I'm working on a fairly simple CGI with Python. I'm about to put it into Django, etc. The overall setup is pretty standard server side (i.e. computation is done on the server):
- User uploads data files and clicks "Run" button
- Server forks jobs in parallel behind the scenes, using lots of RAM and processor power. ~5-10 minutes later (average use case), the program terminates, having created a file of its output and some .png figure files.
- Server displays web page with figures and some summary text
I don't think there are going to be hundreds or thousands of people using this at once; however, because the computation going on takes a fair amount of RAM and processor power (each instance forks the most CPU-intensive task using Python's Pool
).
I wondered if you know whether it would be worth the trouble to use a queueing system. I came across a Python module called beanstalkc
, but on the page it said it was an "in-memory" queueing system.
What does "in-memory" mean in this context? I worry about memory, not just CPU time, and so I want to ensure that only one job runs (or is held in RAM, whether it receives CPU time or not) at a time.

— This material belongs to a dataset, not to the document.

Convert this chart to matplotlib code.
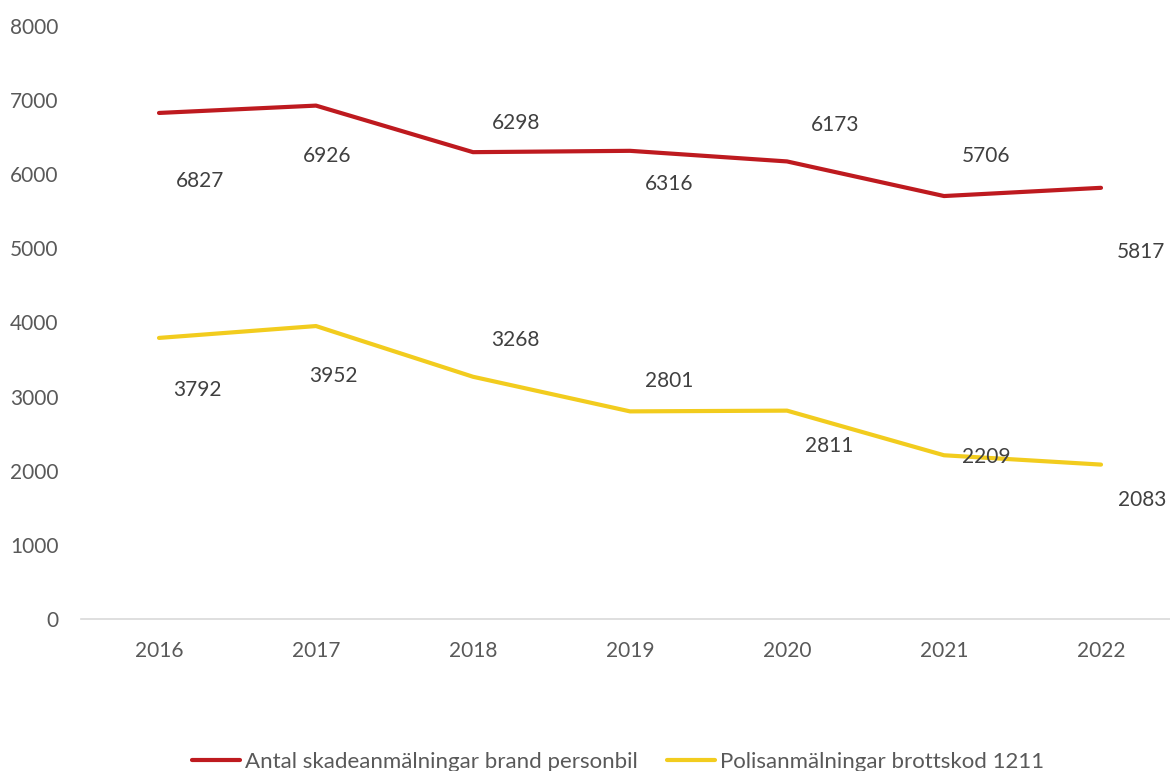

Also, I was trying to decide whether
- the result page (served by the CGI) should tell you it's position in the queue (until it runs and then displays the actual results page)
OR
- the user should submit their email address to the CGI, which will email them the link to the results page when it is complete.
What do you think is the appropriate design methodology for a light traffic CGI for a problem of this sort? Advice is much appreciated.